= Counter-Terrorism Internet Referral Unit =

The Counter-Terrorism Internet Referral Unit (CTIRU) was set up in 2010 by ACPO (and run by the Metropolitan Police) to remove unlawful terrorist material content from the Internet, with a specific focus on UK based material. CTIRU works with internet platforms to identify content which breaches their terms of service and requests that they remove the content on a voluntary basis. CTIRU also compile a list of URLs for material hosted outside the UK which are blocked on networks of the public estate.

To date (as of December 2017), CTIRU is linked to the removal of 300,000 pieces of "illegal terrorist material" from the internet.

==Scope==
The December 2013 report of the Prime Minister's Extremism Taskforce said that it would "work with internet companies to restrict access to terrorist material online which is hosted overseas but illegal under UK law" and "work with the internet industry to help them in their continuing efforts to identify extremist content to include in family-friendly filters" which would likely involve lobbying ISPs to add the CTIRU list to their filters without the need for additional legislation.

CTIRU hold responsibility for the implementation of aspects of the Counter-Terrorism and Security Act 2015, and are the custodians of the CTIRU list - a continuously updated proscribed list of websites that is considered under the act to be illegal to access or attempt to access. The CTIRU list details URLs that, for one reason or another, cannot or will not be removed from ISP's or search engines. The list is one of the strategies employed by the Government as part of its drive to implement the "Prevent" legislation. As of September 2016, all Schools, childcare facilities or organisations that provide care or facilities for children under the age of 18 in the UK, have a statutory duty to ensure their systems cannot be used to access any of these websites by using firewall technology or service providers that are members of the IWF (Internet Watch Foundation) and ensuring that the technology prevents access to sites featured on the CTIRU list.

==Legal basis==
CTIRU makes an assessment of the legality of material before referring it on to platforms to consider it for removal:
"I underline the fact that any online activity by the three groups under consideration, including Facebook pages and Twitter accounts, has been referred to CTIRU. If it is assessed as illegal — there is a legal test that has to be met — CTIRU will flag it directly to Facebook and Twitter for removal."

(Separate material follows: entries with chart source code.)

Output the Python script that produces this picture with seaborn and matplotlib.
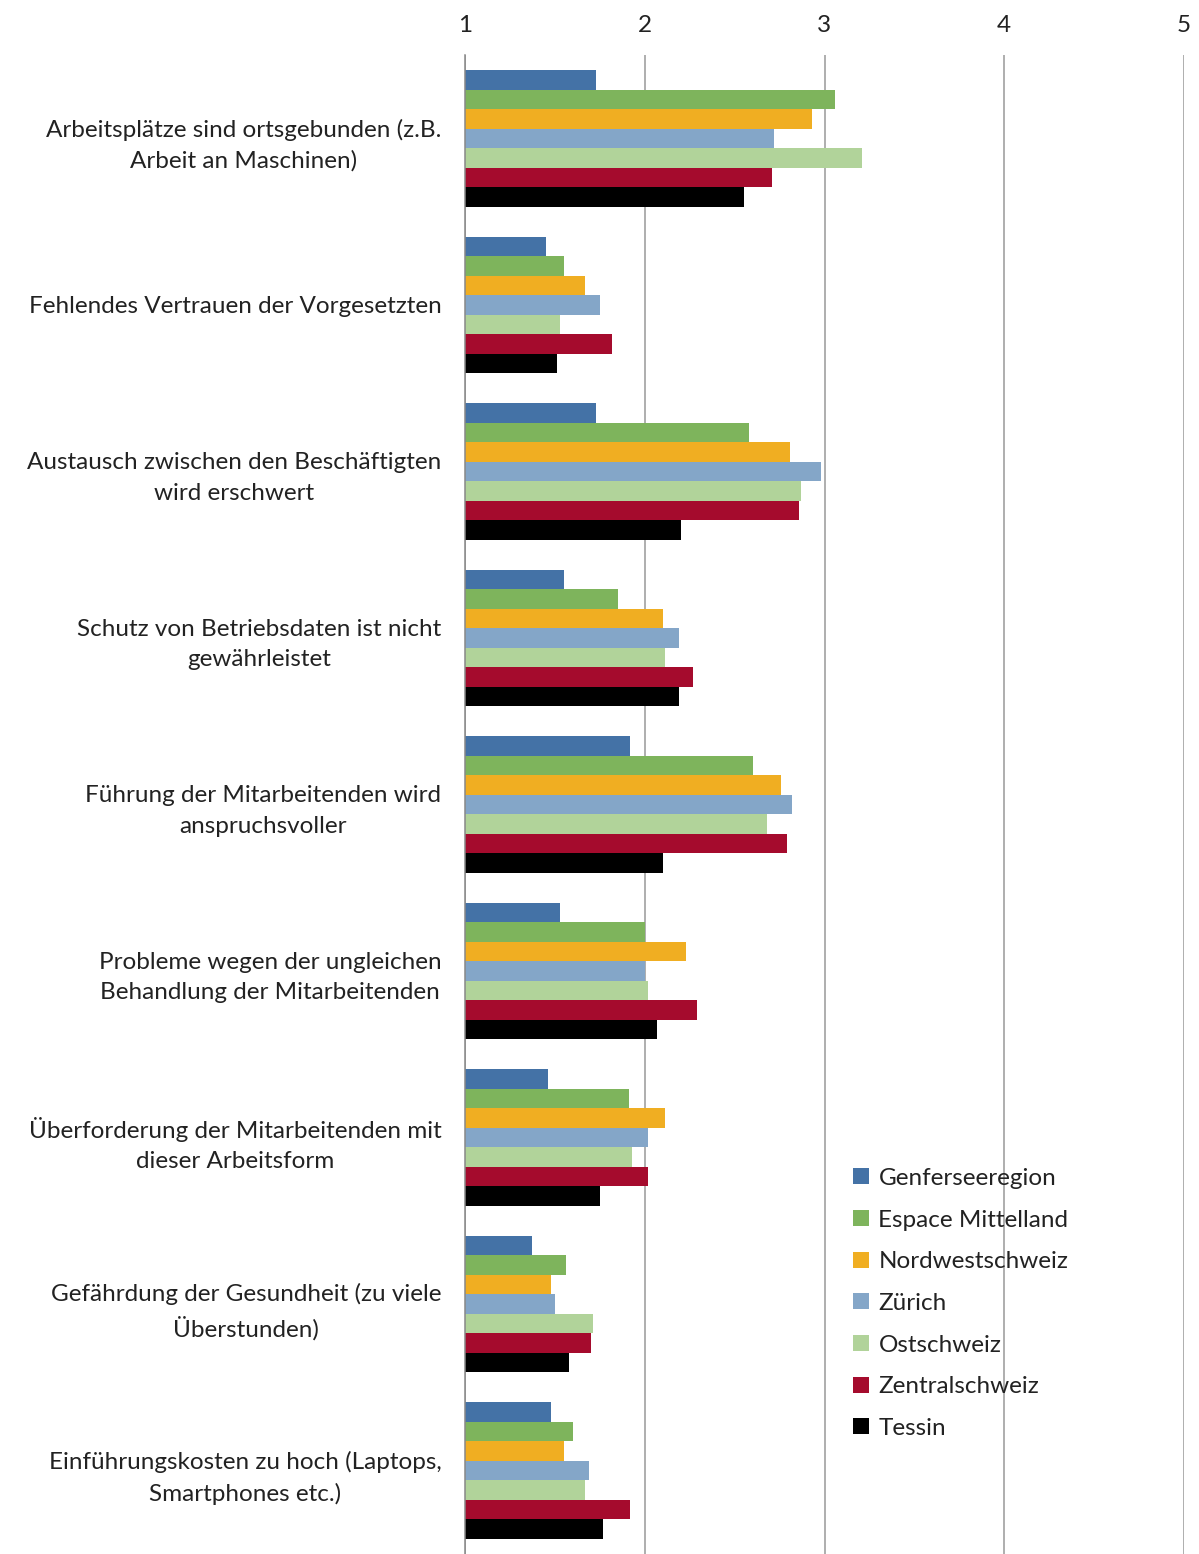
import pandas as pd
import matplotlib.pyplot as plt
import seaborn as sns

categories = [
    "Arbeitsplätze sind ortsgebunden (z.B.\nArbeit an Maschinen)",
    "Fehlendes Vertrauen der Vorgesetzten",
    "Austausch zwischen den Beschäftigten\nwird erschwert",
    "Schutz von Betriebsdaten ist nicht\ngewährleistet",
    "Führung der Mitarbeitenden wird\nanspruchsvoller",
    "Probleme wegen der ungleichen\nBehandlung der Mitarbeitenden",
    "Überforderung der Mitarbeitenden mit\ndieser Arbeitsform",
    "Gefährdung der Gesundheit (zu viele\nÜberstunden)",
    "Einführungskosten zu hoch (Laptops,\nSmartphones etc.)",
]
regions = ["Genferseeregion", "Espace Mittelland", "Nordwestschweiz", "Zürich",
           "Ostschweiz", "Zentralschweiz", "Tessin"]

genf = [1.73, 1.45, 1.73, 1.55, 1.92, 1.53, 1.46, 1.37, 1.48]
espace = [3.06, 1.55, 2.58, 1.85, 2.60, 2.00, 1.91, 1.56, 1.60]
nordwest = [2.93, 1.67, 2.81, 2.10, 2.76, 2.23, 2.11, 1.48, 1.55]
zuerich = [2.72, 1.75, 2.98, 2.19, 2.82, 2.00, 2.02, 1.50, 1.69]
ost = [3.21, 1.53, 2.87, 2.11, 2.68, 2.02, 1.93, 1.71, 1.67]
zentral = [2.71, 1.82, 2.86, 2.27, 2.79, 2.29, 2.02, 1.70, 1.92]
tessin = [2.55, 1.51, 2.20, 2.19, 2.10, 2.07, 1.75, 1.58, 1.77]

colors = ["#4472A6", "#7EB45C", "#F0AE22", "#84A6C8", "#B1D39A", "#A50B2D", "#000000"]

series = [genf, espace, nordwest, zuerich, ost, zentral, tessin]
rows = []
for reg, vals in zip(regions, series):
    for cat, v in zip(categories, vals):
        rows.append({"Kategorie": cat, "Region": reg, "Wert": v})
df = pd.DataFrame(rows)

sns.set_style("white")
plt.rcParams["font.family"] = ["Lato", "DejaVu Sans"]

fig = plt.figure(figsize=(11.99, 15.54), dpi=100)
ax = fig.add_axes([465 / 1199, 0, 719 / 1199, 1499 / 1554])

sns.barplot(data=df, y="Kategorie", x="Wert", hue="Region", order=categories,
            hue_order=regions, palette=colors, orient="h", width=0.82,
            saturation=1, linewidth=0, ax=ax)

fs = 17.5
ax.set_xlim(1, 5)
ax.set_ylim(8.46, -0.5)
ax.set_xticks([1, 2, 3, 4, 5])
ax.xaxis.tick_top()
ax.tick_params(axis="x", length=0, labelsize=fs, pad=14, colors="#222222")
ax.grid(axis="x", color="#999999", linewidth=1.1)
ax.set_axisbelow(True)
ax.set_xlabel("")
ax.set_ylabel("")

ax.set_yticks(range(len(categories)))
ax.set_yticklabels(categories, fontsize=fs, color="#222222", linespacing=1.55,
                   multialignment="center")
ax.set_yticks([i - 0.5 for i in range(len(categories) + 1)], minor=True)
ax.tick_params(axis="y", which="major", length=0, pad=17)
ax.tick_params(axis="y", which="minor", length=7, color="#888888", width=1.1)

for side in ["top", "right", "bottom"]:
    ax.spines[side].set_visible(False)
ax.spines["left"].set_color("#888888")
ax.spines["left"].set_linewidth(1.1)

handles, labels = ax.get_legend_handles_labels()
ax.legend(handles, labels, loc="upper left", bbox_to_anchor=(831 / 1199, 1 - 1146 / 1554),
          bbox_transform=fig.transFigure, frameon=False, fontsize=fs,
          handlelength=0.65, handleheight=0.65, handletextpad=0.4, labelspacing=0.85,
          labelcolor="#222222")

fig.savefig("out.png", dpi=100)
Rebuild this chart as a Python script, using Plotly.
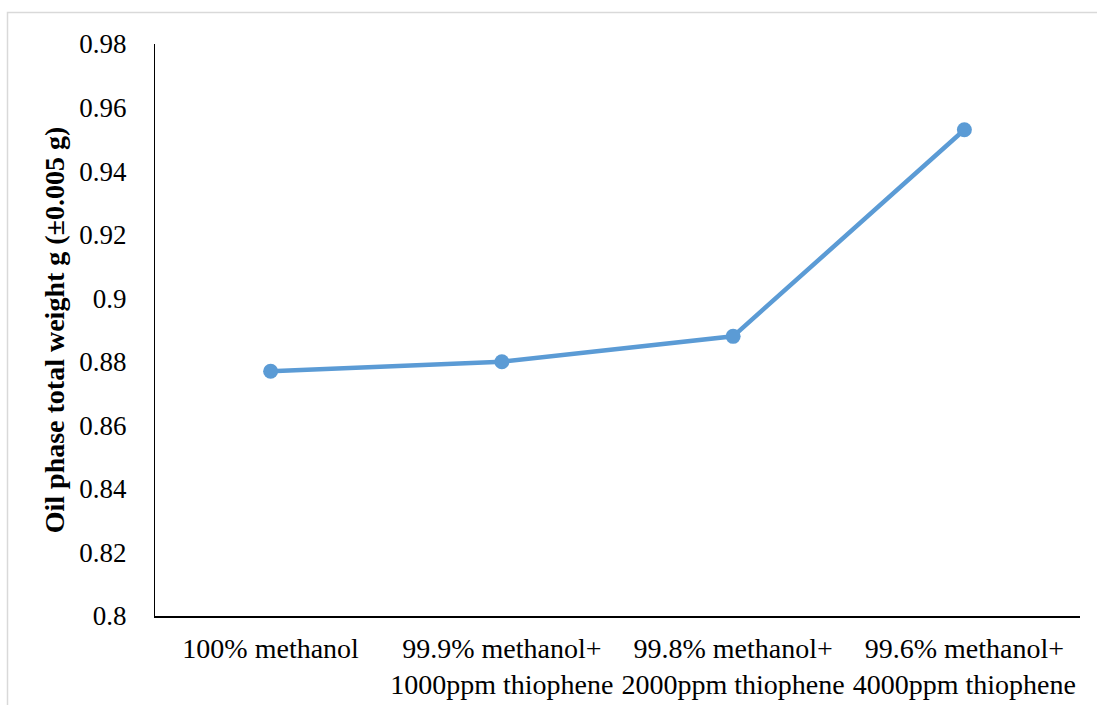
import plotly.graph_objects as go

categories = [
    "100% methanol",
    "99.9% methanol+<br>1000ppm thiophene",
    "99.8% methanol+<br>2000ppm thiophene",
    "99.6% methanol+<br>4000ppm thiophene",
]
oil_weight = [0.877, 0.880, 0.888, 0.953]
y_ticks = [0.8, 0.82, 0.84, 0.86, 0.88, 0.9, 0.92, 0.94, 0.96, 0.98]
y_tick_text = ["0.8", "0.82", "0.84", "0.86", "0.88", "0.9", "0.92", "0.94", "0.96", "0.98"]

FONT = "Liberation Serif, Times New Roman, serif"
BLUE = "#5B9BD5"

W, H = 1097, 705
L, R, T, B = 155, 17, 44, 89
pw, ph = W - L - R, H - T - B

fig = go.Figure()
fig.add_trace(go.Scatter(
    x=list(range(len(categories))),
    y=oil_weight,
    mode="lines+markers",
    line=dict(color=BLUE, width=4.5),
    marker=dict(color=BLUE, size=15),
    showlegend=False,
))

# outer chart border (top and left edges visible)
fig.add_shape(
    type="rect", xref="paper", yref="paper",
    x0=(7.5 - L) / pw, x1=1 + (R + 20) / pw,
    y0=-(B + 20) / ph, y1=1 + (T - 12.5) / ph,
    line=dict(color="#D9D9D9", width=1.5), fillcolor="rgba(0,0,0,0)",
    layer="below",
)

fig.update_layout(
    width=W, height=H,
    margin=dict(l=L, r=R, t=T, b=B),
    paper_bgcolor="white", plot_bgcolor="white",
    font=dict(family=FONT, size=26, color="black"),
    xaxis=dict(
        range=[-0.5, 3.5],
        tickmode="array",
        tickvals=list(range(len(categories))),
        ticktext=categories,
        showgrid=False, zeroline=False,
        showline=True, linecolor="black", linewidth=2,
        ticks="", tickfont=dict(family=FONT, size=28, color="black"),
        ticklabelstandoff=6,
        automargin=False,
    ),
    yaxis=dict(
        range=[0.8, 0.98],
        tickmode="array",
        tickvals=y_ticks,
        ticktext=y_tick_text,
        showgrid=False, zeroline=False,
        showline=True, linecolor="black", linewidth=1,
        ticks="", tickfont=dict(family=FONT, size=27, color="black"),
        ticklabelstandoff=22,
        automargin=False,
        title=dict(
            text="<b>Oil phase total weight g (±0.005 g)</b>",
            font=dict(family=FONT, size=28, color="black"), standoff=6,
        ),
    ),
)

fig.write_html("out.html")
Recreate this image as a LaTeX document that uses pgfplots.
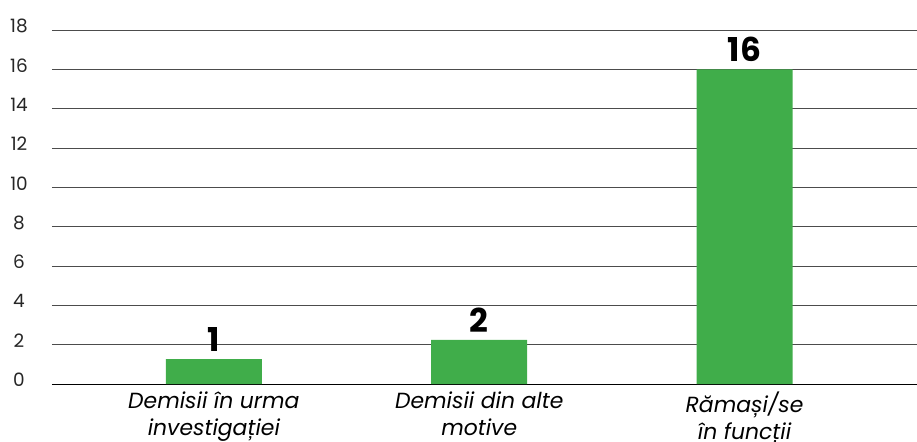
\documentclass[border=0pt]{standalone}
\usepackage{pgfplots}
\pgfplotsset{compat=1.18}
\usepackage{fontspec}
\setmainfont{Poppins}
\definecolor{bargreen}{RGB}{64,173,74}
\begin{document}
\begin{tikzpicture}
\begin{axis}[
  scale only axis, width=865bp, height=354bp,
  xmin=-0.61, xmax=2.65, ymin=0, ymax=18,
  ytick={2,4,...,18}, xtick={0,1,2},
  extra y ticks={0},
  extra y tick style={grid style={line width=0.9bp, black}},
  xticklabels={Demisii în urma\\investigației, Demisii din alte\\motive, Rămași/se\\în funcții},
  axis line style={draw=none},
  tick style={draw=none},
  ymajorgrids, grid style={line width=0.9bp, black!70},
  yticklabel style={font=\fontsize{18.5}{20}\selectfont, anchor=center, xshift=-33bp, yshift=4bp, text=black!85},
  xticklabel style={font=\itshape\fontsize{22}{27}\selectfont, align=center, anchor=north, yshift=-4bp},
  /pgf/number format/assume math mode=true,
]
\addplot[ybar, bar width=96bp, fill=bargreen, draw=none,
  point meta=explicit symbolic, nodes near coords,
  nodes near coords style={font=\bfseries\fontsize{33}{33}\selectfont, anchor=south, yshift=4bp, text=black}]
  coordinates {(0,1.27) [1] (1,2.24) [2] (2,16) [16]};
\end{axis}
\pgfresetboundingbox
\useasboundingbox ([xshift=-52bp,yshift=-58bp]current axis.south west) rectangle ([yshift=30bp]current axis.north east);
\end{tikzpicture}
\end{document}
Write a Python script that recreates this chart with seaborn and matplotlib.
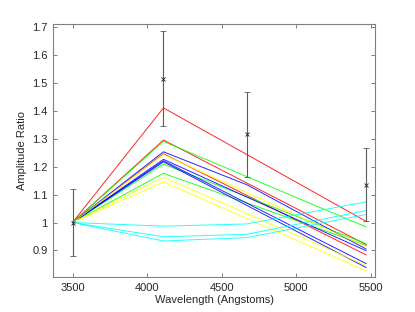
import numpy as np
import pandas as pd
import seaborn as sns
import matplotlib.pyplot as plt

# wavelengths of the model curves (Angstroms)
wl = [3500, 4110, 4670, 5470]

# model amplitude ratios, one list per curve
red_a = [1.0, 1.410, 1.243, 1.004]
red_b = [1.0, 1.295, 1.141, 0.921]
red_c = [1.0, 1.246, 1.097, 0.884]
green_a = [1.0, 1.290, 1.164, 0.984]
green_b = [1.0, 1.209, 1.092, 0.924]
green_c = [1.0, 1.176, 1.070, 0.918]
blue_a = [1.0, 1.253, 1.135, 0.905]
blue_b = [1.0, 1.226, 1.091, 0.899]
blue_c = [1.0, 1.221, 1.069, 0.853]
blue_d = [1.0, 1.217, 1.061, 0.839]
yellow_a = [1.0, 1.243, 1.107, 0.913]
yellow_b = [1.0, 1.162, 1.032, 0.846]
yellow_c = [1.0, 1.145, 1.014, 0.827]
cyan_a = [1.0, 0.987, 0.995, 1.074]
cyan_b = [1.0, 0.949, 0.958, 1.043]
cyan_c = [1.0, 0.934, 0.946, 1.029]

curves = {
    'red_a': (red_a, '#ff0000'), 'red_b': (red_b, '#ff0000'), 'red_c': (red_c, '#ff0000'),
    'green_a': (green_a, '#00ff00'), 'green_b': (green_b, '#00ff00'), 'green_c': (green_c, '#00ff00'),
    'blue_a': (blue_a, '#0000ff'), 'blue_b': (blue_b, '#0000ff'),
    'blue_c': (blue_c, '#0000ff'), 'blue_d': (blue_d, '#0000ff'),
    'yellow_a': (yellow_a, '#ffff00'), 'yellow_b': (yellow_b, '#ffff00'), 'yellow_c': (yellow_c, '#ffff00'),
    'cyan_a': (cyan_a, '#00ffff'), 'cyan_b': (cyan_b, '#00ffff'), 'cyan_c': (cyan_c, '#00ffff'),
}

# observed ratios with errors
obs_wl = [3500, 4110, 4670, 5470]
obs_val = [1.0, 1.515, 1.315, 1.136]
obs_err = [0.12, 0.17, 0.152, 0.131]

# long table for seaborn
rows = []
for name, (vals, col) in curves.items():
    for w, v in zip(wl, vals):
        rows.append([name, w, v])
df = pd.DataFrame(rows, columns=['model', 'wavelength', 'ratio'])
palette = {name: col for name, (vals, col) in curves.items()}

sns.set_style('white')
plt.rcParams['font.family'] = ['Liberation Sans', 'DejaVu Sans']

fig = plt.figure(figsize=(4.15, 3.12), dpi=100)
ax = fig.add_axes([0.128, 0.112, 0.776, 0.811])

sns.lineplot(data=df, x='wavelength', y='ratio', hue='model', palette=palette,
             linewidth=0.7, alpha=0.85, legend=False, ax=ax)

ax.errorbar(obs_wl, obs_val, yerr=obs_err, fmt='x', color='#5a5a5a',
            ecolor='#5a5a5a', elinewidth=0.8, capsize=2.5, capthick=0.8,
            markersize=2.5, markeredgecolor='#222222', markeredgewidth=0.6)

ax.set_xlim(3370, 5530)
ax.set_ylim(0.805, 1.71)
ax.set_xticks([3500, 4000, 4500, 5000, 5500])
ax.set_yticks([0.9, 1.0, 1.1, 1.2, 1.3, 1.4, 1.5, 1.6, 1.7])
ax.set_yticklabels(['0.9', '1', '1.1', '1.2', '1.3', '1.4', '1.5', '1.6', '1.7'])
ax.tick_params(direction='in', length=3, width=0.7, color='#808080',
               labelsize=8, labelcolor='#262626', top=True, right=True,
               bottom=True, left=True, pad=4)
for sp in ax.spines.values():
    sp.set_visible(True)
    sp.set_color('#808080')
    sp.set_linewidth(0.8)

ax.set_xlabel('Wavelength (Angstoms)', fontsize=8, color='#262626', labelpad=2)
ax.set_ylabel('Amplitude Ratio', fontsize=8, color='#262626', labelpad=4)

fig.savefig('out.png', dpi=100)
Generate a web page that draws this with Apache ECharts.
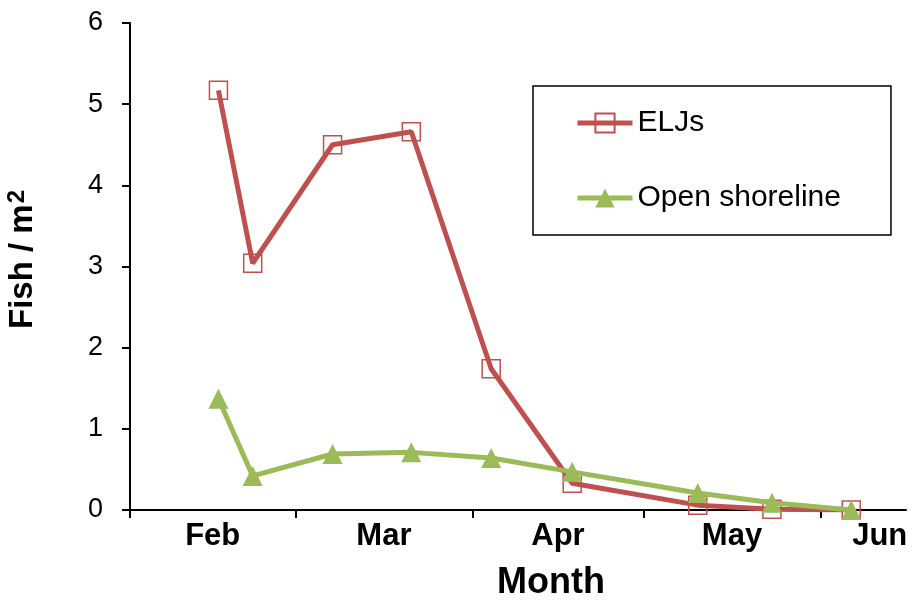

CTIRU appear to assess content on the basis of UK terror legislation:
"All referrals are assessed by CTIRU against UK terrorism legislation (Terrorism Act 2000 and 2006). Those that breach this legislation are referred to industry for removal. If industry agrees that it breaches their terms and conditions, they remove it voluntarily."

Such a notice and assessment would provide "actual knowledge" of criminality by a platform, meaning that a platform would no longer be able to rely upon the defence available as part of the E-Commerce Directive that they are an intermediary "hosting" content without an awareness of it. Therefore, although a notice sent by CTIRU to a platform - requesting the removal of content - may request compliance on a voluntary basis, such a notice may also act to ensure that a platform is able to be considered as a "publisher" of the content for the purposes of future legal action if the notice is not complied with.